Farewell – and good riddance – Jeremy Corbyn

Jeremy Corbyn
Jeremy Corbyn

In one way, and in one way only, Jeremy Corbyn’s expulsion from the Labour Party was not his fault.

He was suspended from the Parliamentary Labour Party in 2020 after his ham-fisted response to the conclusions of the Equality and Human Rights Commission’s (EHRC) inquiry into anti-Semitism in the party under his leadership. The media had exaggerated the problem, Corbyn suggested, thereby minimising the entire issue that had caused so much angst and upset for Jewish party members and many others.

But why should he have had any reason to believe that the new leadership of the party would take such comments seriously? As Corbyn himself could attest, it was possible to say and believe virtually anything and yet be immune to any disciplinary action by the party.

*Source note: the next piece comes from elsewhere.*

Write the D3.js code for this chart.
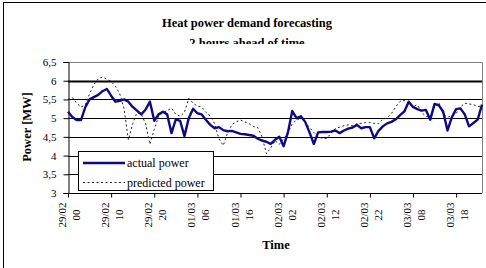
<!DOCTYPE html>
<html>
<head>
<meta charset="utf-8">
<script src="https://cdn.jsdelivr.net/npm/d3@7"></script>
<style>
  html, body { margin: 0; padding: 0; background: #fff; }
  svg { display: block; }
  text { font-family: "Liberation Serif", "Times New Roman", serif; fill: #000; }
</style>
</head>
<body>
<svg id="chart" width="486" height="268"></svg>
<script>
// ---- data (hourly, 29/02 00:00 .. 04/03 00:00) ----
const hours = d3.range(0, 97);
const actualPower = [5.17,5.03,4.95,4.95,5.29,5.5,5.56,5.62,5.72,5.78,
  5.6,5.44,5.46,5.5,5.44,5.3,5.2,5.1,5.23,5.44,
  4.93,5.1,5.17,5.1,4.6,4.97,4.93,4.52,5.0,5.25,
  5.13,5.1,4.95,4.82,4.73,4.76,4.68,4.65,4.66,4.62,
  4.58,4.57,4.55,4.53,4.45,4.4,4.37,4.31,4.42,4.5,
  4.25,4.62,5.19,5.0,5.05,4.9,4.62,4.31,4.62,4.63,
  4.63,4.64,4.67,4.6,4.67,4.72,4.75,4.82,4.73,4.76,
  4.76,4.46,4.66,4.78,4.86,4.9,4.97,5.08,5.18,5.44,
  5.3,5.24,5.2,5.22,4.96,5.38,5.34,5.17,4.67,5.02,
  5.24,5.26,5.1,4.78,4.87,4.96,5.36];
const predictedPower = [5.5,5.55,5.4,5.3,5.35,5.65,5.9,6.05,6.1,6.04,
  5.98,5.85,5.65,5.25,4.42,4.85,5.15,5.1,4.85,4.3,
  4.7,5.05,5.15,5.2,5.27,5.1,5.05,5.15,5.53,5.4,
  5.32,5.3,5.15,5.06,4.85,4.45,4.27,4.6,4.83,4.9,
  4.95,4.9,4.85,4.78,4.75,4.5,4.05,4.2,4.4,4.3,
  4.45,4.6,4.85,4.95,5.0,4.9,4.75,4.62,4.5,4.46,
  4.46,4.6,4.72,4.76,4.8,4.82,4.8,4.85,4.86,4.88,
  4.88,4.86,4.85,4.97,5.0,5.12,5.3,5.45,5.47,5.4,
  5.31,5.36,5.15,5.05,5.02,5.3,5.42,5.1,5.02,5.08,
  5.12,5.3,5.4,5.38,5.36,5.31,5.32];
const xTickHours = [0,10,20,30,40,50,60,70,80,90];
const xTickLabels = [["29/02","00"],["29/02","10"],["29/02","20"],["01/03","06"],["01/03","16"],
  ["02/03","02"],["02/03","12"],["02/03","22"],["03/03","08"],["03/03","18"]];
const yTicks = [3,3.5,4,4.5,5,5.5,6,6.5];
const titleLines = ["Heat power demand forecasting","2 hours ahead of time"];
const seriesNames = ["actual power","predicted power"];

// ---- layout ----
const svg = d3.select("#chart");
const L = 68, R = 482, T = 62, B = 193;
const x = d3.scaleLinear().domain([0, 96]).range([L, R]);
const y = d3.scaleLinear().domain([3, 6.5]).range([B, T]);
const fmt = v => String(v).replace(".", ",");

// outer chart border (top/left visible)
svg.append("rect").attr("x", 3.5).attr("y", 2.5).attr("width", 490).attr("height", 280)
  .attr("fill", "none").attr("stroke", "#000").attr("stroke-width", 1);

// title (second line clipped like the original)
svg.append("clipPath").attr("id", "tclip").append("rect")
  .attr("x", 0).attr("y", 0).attr("width", 486).attr("height", 44);
const tg = svg.append("g").attr("clip-path", "url(#tclip)");
tg.selectAll("text").data(titleLines).join("text")
  .attr("x", 247).attr("y", (d, i) => 27 + i * 19.5)
  .attr("text-anchor", "middle").attr("font-size", 12.5).attr("font-weight", "bold")
  .text(d => d);

// gridlines
svg.append("g").selectAll("line").data(yTicks.filter(v => v > 3 && v < 6.5)).join("line")
  .attr("x1", L).attr("x2", R).attr("y1", d => Math.round(y(d)) + 0.5).attr("y2", d => Math.round(y(d)) + 0.5)
  .attr("stroke", "#000").attr("stroke-width", d => d === 6 ? 2.2 : 1);

// plot border top/right grey
svg.append("path")
  .attr("d", `M${L},${T + 0.5}H${R + 0.5}V${B}`)
  .attr("fill", "none").attr("stroke", "#808080").attr("stroke-width", 1);

// y axis
const yAxis = d3.axisLeft(y).tickValues(yTicks).tickSize(5).tickPadding(7).tickFormat(fmt);
const gy = svg.append("g").attr("transform", `translate(${L + 0.5},0)`).call(yAxis);
gy.select(".domain").attr("stroke", "#000");
gy.selectAll(".tick line").attr("stroke", "#000");
gy.selectAll(".tick text").attr("font-family", "Liberation Serif").attr("font-size", 11).attr("fill", "#000");

// x axis
const xAxis = d3.axisBottom(x).tickValues(xTickHours).tickSize(4).tickFormat("");
const gx = svg.append("g").attr("transform", `translate(0,${B + 0.5})`).call(xAxis);
gx.select(".domain").attr("stroke", "#000").attr("d", `M${L},0H${R}`);
gx.selectAll(".tick line").attr("stroke", "#000");
const lab = svg.append("g").selectAll("g").data(xTickHours).join("g")
  .attr("transform", (d) => `translate(${x(d) + 1},215) rotate(-90)`);
lab.each(function (d, i) {
  const g = d3.select(this);
  xTickLabels[i].forEach((s, k) => {
    g.append("text").attr("x", 0).attr("y", k === 0 ? -7 : 7)
      .attr("text-anchor", "middle").attr("dominant-baseline", "central")
      .attr("font-size", 11).text(s);
  });
});

// axis titles
svg.append("text").attr("transform", `translate(31,127) rotate(-90)`)
  .attr("text-anchor", "middle").attr("font-size", 12.5).attr("font-weight", "bold").text("Power [MW]");
svg.append("text").attr("x", 276).attr("y", 249)
  .attr("text-anchor", "middle").attr("font-size", 12.5).attr("font-weight", "bold").text("Time");

// series
const lineGen = arr => d3.line().x((d, i) => x(hours[i])).y(d => y(d))(arr);
svg.append("path").attr("d", lineGen(predictedPower))
  .attr("fill", "none").attr("stroke", "#222").attr("stroke-width", 1).attr("stroke-dasharray", "2,2.5");
svg.append("path").attr("d", lineGen(actualPower))
  .attr("fill", "none").attr("stroke", "#0c0c80").attr("stroke-width", 2.4).attr("stroke-linejoin", "round");

// legend
const lg = svg.append("g");
lg.append("rect").attr("x", 78.5).attr("y", 151.5).attr("width", 135).attr("height", 39)
  .attr("fill", "#fff").attr("stroke", "#000").attr("stroke-width", 1);
lg.append("line").attr("x1", 83).attr("x2", 125).attr("y1", 163).attr("y2", 163)
  .attr("stroke", "#0c0c80").attr("stroke-width", 2.4);
lg.append("line").attr("x1", 83).attr("x2", 125).attr("y1", 182.5).attr("y2", 182.5)
  .attr("stroke", "#222").attr("stroke-width", 1).attr("stroke-dasharray", "2,2.5");
lg.selectAll("text.lt").data(seriesNames).join("text").attr("class", "lt")
  .attr("x", 127).attr("y", (d, i) => 167 + i * 19.5).attr("font-size", 12).text(d => d);
</script>
</body>
</html>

At the end of his very first term as an MP, during the 1987 general election campaign, Corbyn had been reported in the press as having attended a memorial event at Conway House in London to commemorate eight IRA terrorists shot dead by security forces as they sought to bomb Loughall police station in County Armagh. “I’m happy to commemorate all those who died fighting for an independent Ireland,” the Islington North MP is reported as saying when he was challenged about his attendance.

This was only a year after Corbyn was arrested outside the Old Bailey for protesting the trial of the Brighton bomber who murdered five people and injured dozens more at the Conservative Party conference in 1984. All of this occurred more than a decade before the final IRA ceasefire, while British citizens and soldiers were still being targeted for their political beliefs.

And yet Corbyn was allowed to remain as a Labour candidate and went on to wear the party’s colours in nine more general elections. So why on earth would he imagine that speaking his mind, undermining the EHRC’s report, belittling those who had suffered from his supporters’ anti-Semitism, could possibly lead to disciplinary action against him?

The injustice of Corbyn’s case is not that he was unfairly removed as a Labour Party candidate; it was that he was not dismissed as a candidate after his first term in office.

So what happens next? He has announced he will stand against whoever the party selects as the official Labour candidate, a statement which precipitated his formal expulsion today. This is a long-standing and uncontroversial rule, one which Corbyn himself, as leader, saw no reason to seek to change.

Since 1997 the fate of independent candidates standing against the might of the main parties has improved somewhat. Martin Bell beat the incumbent Conservative MP, Neil Hamilton that year, thanks to the decision of the other parties to stand aside. Such a favour was not granted to Dr Richard Taylor, who nevertheless went on to win the Wyre Forest constituency off Labour in 2001 and held on until 2010.

But perhaps the most relevant precedent – and the most promising in terms of Corbyn’s chances – is Dennis Canavan. The former Labour MP was spitefully and bizarrely denied the right to stand as a Labour candidate for the first Scottish Parliament elections in 1999, despite having campaigned harder and longer for devolution than any of his colleagues. So he stood as an independent, inviting expulsion from the party and securing a larger majority than any MSP elected that year, confounding the expectations of his Labour Party detractors.

The odds might be against Corbyn winning his current seat against a Labour challenger, but such a prospect should not be ruled out. Stranger things have happened many times in the last 30 years. And by all accounts, Corbyn’s blend of bland aphorisms and one-dimensional political sloganising goes down well with a large proportion of Islington voters.

And if he does become the independent MP for Islington North, so what? Without his former party, sitting alone on the opposition benches next to the Conservatives, the Liberal Democrats and whatever’s left of the SNP, he will be an isolated figure, still making the same speeches he’s been making for more than 40 years, still persuading no one other than himself.

If the polls are accurate, one less seat in London will have no impact on Keir Starmer’s majority anyway. And even if he had been allowed to retain the Labour whip and stand as a Labour candidate, Corbyn as a Labour MP could be expected to vote against the next Labour government no less frequently than he would as an independent.

Keir Starmer was the first Labour leader to run out of patience with Corbyn. That is to his credit, and much to the discredit of all his predecessors as leader who opted for the quiet life instead of confronting and ending the appalling behaviour of a man who should never have been an MP in the first place.